§ **What you are asked to do**:
Retype exactly the lines below, starting with the line that contains "Give me the TikZ source for this diagram." and ending with the last line; leave out any pictures.

Charts and diagrams as code
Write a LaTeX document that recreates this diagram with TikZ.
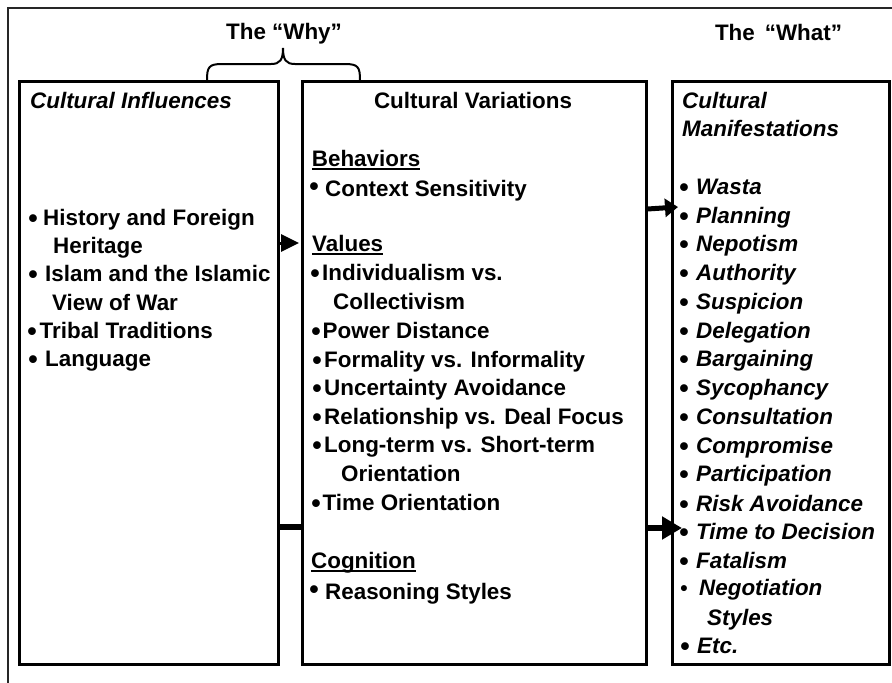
\documentclass[tikz,border=0pt]{standalone}
\usepackage{fontspec}
\setmainfont{Liberation Sans}
\usetikzlibrary{arrows.meta,calc}
\newcommand\ulhead[1]{\setbox0\hbox{#1}\rlap{\rule[-3.5pt]{\wd0}{2pt}}\box0}
\begin{document}
\begin{tikzpicture}[x=1pt,y=-1pt,
  box/.style={draw=black, line width=2.5pt, inner sep=0pt, anchor=north west, minimum height=583pt},
  txt/.style={anchor=base west, inner sep=0pt, font=\fontsize{22.4pt}{28pt}\selectfont\bfseries},
  itx/.style={anchor=base west, inner sep=0pt, font=\fontsize{22.4pt}{28pt}\selectfont\bfseries\itshape},
  ctx/.style={anchor=base, inner sep=0pt, font=\fontsize{22.4pt}{28pt}\selectfont\bfseries},
  bul/.style={anchor=base, inner sep=0pt, yshift=-2pt, font=\fontsize{27pt}{30pt}\selectfont\bfseries},
  hibul/.style={anchor=base, inner sep=0pt, yshift=1pt, font=\fontsize{27pt}{30pt}\selectfont\bfseries},
  conn/.style={draw=black}]
\useasboundingbox (0,0) rectangle (892,683);
% outer frame (top and left visible)
\draw[line width=2pt, color=black!85] (892,8) -- (8,8) -- (8,683);
% boxes
\node[box, minimum width=259pt] (inf) at (18,80) {};
\node[box, minimum width=344pt] (var) at (301,80) {};
\node[box, minimum width=217pt] (man) at (671,80) {};
% brace
\draw[line width=2pt] (207,80) .. controls (207,67) and (209,64) .. (222,64) -- (271,64)
  .. controls (280,64) and (283,60) .. (283,48) .. controls (283,60) and (286,64) .. (295,64)
  -- (345,64) .. controls (358,64) and (360,67) .. (360,80);
% headings
\node[ctx] (why) at (284,39) {The “Why”};
\node[ctx] (what) at (778.5,40) {The\hspace{10pt}“What”};
% left box
\node[itx] (infT) at (30,108) {Cultural Influences};
\node[bul] (ib1) at (33,225) {•};
\node[txt] (it1) at (43,225) {History and Foreign};
\node[txt] (it1b) at (53,253.3) {Heritage};
\node[bul] (ib2) at (33,281.7) {•};
\node[txt] (it2) at (45,281.7) {Islam and the Islamic};
\node[txt] (it2b) at (52,310) {View of War};
\node[bul] (ib3) at (32,338.3) {•};
\node[txt] (it3) at (39.5,338.3) {Tribal Traditions};
\node[bul] (ib4) at (33,366.7) {•};
\node[txt] (it4) at (45,366.7) {Language};
% middle box
\node[ctx] (varT) at (473,108) {Cultural Variations};
\node[txt] (vh1) at (311.7,166.7) {\ulhead{Behaviors}};
\node[hibul] (vb1) at (314,196.7) {•};
\node[txt] (vt1) at (325,196.7) {Context Sensitivity};
\node[txt] (vh2) at (312,251.7) {\ulhead{Values}};
\node[bul] (vb2) at (315,280) {•};
\node[txt] (vt2) at (322,280) {Individualism vs.};
\node[txt] (vt2b) at (333,309.3) {Collectivism};
\node[bul] (vb3) at (316,338.3) {•};
\node[txt] (vt3) at (322.5,338.3) {Power Distance};
\node[bul] (vb4) at (317,367.3) {•};
\node[txt] (vt4) at (324,367.3) {Formality vs. Informality};
\node[bul] (vb5) at (317,395) {•};
\node[txt] (vt5) at (324,395) {Uncertainty Avoidance};
\node[bul] (vb6) at (317,424) {•};
\node[txt] (vt6) at (324,424) {Relationship vs. Deal Focus};
\node[bul] (vb7) at (317,452.7) {•};
\node[txt] (vt7) at (324,452.7) {Long-term vs. Short-term};
\node[txt] (vt7b) at (341,481.7) {Orientation};
\node[bul] (vb8) at (316,510) {•};
\node[txt] (vt8) at (322.5,510) {Time Orientation};
\node[txt] (vh3) at (311,568.3) {\ulhead{Cognition}};
\node[hibul] (vb9) at (314,599) {•};
\node[txt] (vt9) at (325,599) {Reasoning Styles};
% right box
\node[itx] (manT1) at (682,108.3) {Cultural};
\node[itx] (manT2) at (682,136.7) {Manifestations};
\foreach \t [count=\i from 0] in {Wasta,Planning,Nepotism,Authority,Suspicion,Delegation,Bargaining,Sycophancy,Consultation,Compromise,Participation} {
  \node[bul] (mb\i) at (684,{194.3+28.75*\i}) {•};
  \node[itx] (mt\i) at (696,{194.3+28.75*\i}) {\t};
}
\node[bul] (mb11) at (684,511) {•};
\node[itx] (mt11) at (696,511) {Risk Avoidance};
\node[bul] (mb12) at (684,539.3) {•};
\node[itx] (mt12) at (696,539.3) {Time to Decision};
\node[bul] (mb13) at (684,568.3) {•};
\node[itx] (mt13) at (696,568.3) {Fatalism};
\node[bul, yshift=2pt, font=\fontsize{21pt}{22pt}\selectfont\bfseries] (mb14) at (684,595) {•};
\node[itx] (mt14) at (699,595) {Negotiation};
\node[itx] (mt14b) at (707,625) {Styles};
\node[bul] (mb15) at (685,653.3) {•};
\node[itx] (mt15) at (697,653.3) {Etc.};
% connectors
\coordinate (a1) at (0,243);
\coordinate (a2) at (0,527);
\coordinate (a3s) at (0,209);
\coordinate (a3t) at (678,207);
\coordinate (a4) at (0,528);
\coordinate (a4t) at (682,528);
\draw[conn, line width=3pt, -{Triangle[length=18pt,width=17pt]}] (inf.east |- a1) -- ($(var.west |- a1)+(-2,0)$);
\draw[conn, line width=6pt] (inf.east |- a2) -- (var.west |- a2);
\draw[conn, line width=5pt, -{Triangle[length=13pt,width=18pt]}] (var.east |- a3s) -- (a3t);
\draw[conn, line width=6pt, -{Triangle[length=20pt,width=22pt]}] (var.east |- a4) -- (a4t);
\end{tikzpicture}
\end{document}
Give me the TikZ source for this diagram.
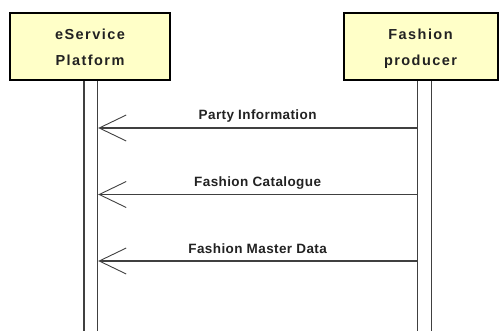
\documentclass[tikz,border=0pt]{standalone}
\usepackage{fontspec}
\setmainfont{Liberation Sans}
\newfontfamily\boxfont[LetterSpace=10]{Liberation Sans Bold}
\newfontfamily\msgfont[LetterSpace=3]{Liberation Sans Bold}
\usetikzlibrary{arrows.meta,calc}
\definecolor{boxfill}{HTML}{FFFFC8}
\definecolor{linegray}{HTML}{404040}
\definecolor{txtgray}{HTML}{222222}
\tikzset{
  actor/.style={draw=black, line width=2pt, fill=boxfill, minimum height=67pt, inner sep=0pt},
  actortext/.style={anchor=base, inner sep=0pt, text=txtgray, font=\boxfont\fontsize{14.5}{26}\selectfont},
  lifebar/.style={draw=linegray, line width=1.4pt, fill=white, minimum width=13.5pt, minimum height=260pt, inner sep=0pt, anchor=north},
  msg/.style={draw=linegray, line width=1.2pt, -{Straight Barb[length=27pt,width=26pt,line width=0.9pt]}},
  msglabel/.style={anchor=base, text=txtgray, font=\msgfont\fontsize{13.5}{15}\selectfont, inner sep=0pt}
}
\begin{document}
\begin{tikzpicture}[x=1pt,y=-1pt]
\useasboundingbox (0,0) rectangle (500,331);
\begin{scope}
\clip (0,0) rectangle (500,331);
\node[lifebar] (lbar) at (90.75,80) {};
\node[lifebar] (rbar) at (424.5,80) {};
\end{scope}
\node[actor, minimum width=160pt] (eplat) at (90,46.5) {};
\node[actor, minimum width=154pt] (fprod) at (420.5,46.5) {};
\node[actortext] (eplat1) at (eplat.center |- 0,40) {eService};
\node[actortext] (eplat2) at (eplat.center |- 0,66) {Platform};
\node[actortext] (fprod1) at (fprod.center |- 0,40) {Fashion};
\node[actortext] (fprod2) at (fprod.center |- 0,66) {producer};
\coordinate (m1r) at (rbar.west |- 0,128);
\coordinate (m1l) at (lbar.east |- 0,128);
\coordinate (m2r) at (rbar.west |- 0,194.5);
\coordinate (m2l) at (lbar.east |- 0,194.5);
\coordinate (m3r) at (rbar.west |- 0,261);
\coordinate (m3l) at (lbar.east |- 0,261);
\draw[msg] (m1r) -- (m1l);
\draw[msg] (m2r) -- (m2l);
\draw[msg] (m3r) -- (m3l);
\node[msglabel] (l1) at ($(m1r)!0.5!(m1l)+(0,-8)$) {Party Information};
\node[msglabel] (l2) at ($(m2r)!0.5!(m2l)+(0,-8)$) {Fashion Catalogue};
\node[msglabel] (l3) at ($(m3r)!0.5!(m3l)+(0,-8)$) {Fashion Master Data};
\end{tikzpicture}
\end{document}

§ **Expected answer**:
Give me the TikZ source for this diagram.
\documentclass[tikz,border=0pt]{standalone}
\usepackage{fontspec}
\setmainfont{Liberation Sans}
\newfontfamily\boxfont[LetterSpace=10]{Liberation Sans Bold}
\newfontfamily\msgfont[LetterSpace=3]{Liberation Sans Bold}
\usetikzlibrary{arrows.meta,calc}
\definecolor{boxfill}{HTML}{FFFFC8}
\definecolor{linegray}{HTML}{404040}
\definecolor{txtgray}{HTML}{222222}
\tikzset{
  actor/.style={draw=black, line width=2pt, fill=boxfill, minimum height=67pt, inner sep=0pt},
  actortext/.style={anchor=base, inner sep=0pt, text=txtgray, font=\boxfont\fontsize{14.5}{26}\selectfont},
  lifebar/.style={draw=linegray, line width=1.4pt, fill=white, minimum width=13.5pt, minimum height=260pt, inner sep=0pt, anchor=north},
  msg/.style={draw=linegray, line width=1.2pt, -{Straight Barb[length=27pt,width=26pt,line width=0.9pt]}},
  msglabel/.style={anchor=base, text=txtgray, font=\msgfont\fontsize{13.5}{15}\selectfont, inner sep=0pt}
}
\begin{document}
\begin{tikzpicture}[x=1pt,y=-1pt]
\useasboundingbox (0,0) rectangle (500,331);
\begin{scope}
\clip (0,0) rectangle (500,331);
\node[lifebar] (lbar) at (90.75,80) {};
\node[lifebar] (rbar) at (424.5,80) {};
\end{scope}
\node[actor, minimum width=160pt] (eplat) at (90,46.5) {};
\node[actor, minimum width=154pt] (fprod) at (420.5,46.5) {};
\node[actortext] (eplat1) at (eplat.center |- 0,40) {eService};
\node[actortext] (eplat2) at (eplat.center |- 0,66) {Platform};
\node[actortext] (fprod1) at (fprod.center |- 0,40) {Fashion};
\node[actortext] (fprod2) at (fprod.center |- 0,66) {producer};
\coordinate (m1r) at (rbar.west |- 0,128);
\coordinate (m1l) at (lbar.east |- 0,128);
\coordinate (m2r) at (rbar.west |- 0,194.5);
\coordinate (m2l) at (lbar.east |- 0,194.5);
\coordinate (m3r) at (rbar.west |- 0,261);
\coordinate (m3l) at (lbar.east |- 0,261);
\draw[msg] (m1r) -- (m1l);
\draw[msg] (m2r) -- (m2l);
\draw[msg] (m3r) -- (m3l);
\node[msglabel] (l1) at ($(m1r)!0.5!(m1l)+(0,-8)$) {Party Information};
\node[msglabel] (l2) at ($(m2r)!0.5!(m2l)+(0,-8)$) {Fashion Catalogue};
\node[msglabel] (l3) at ($(m3r)!0.5!(m3l)+(0,-8)$) {Fashion Master Data};
\end{tikzpicture}
\end{document}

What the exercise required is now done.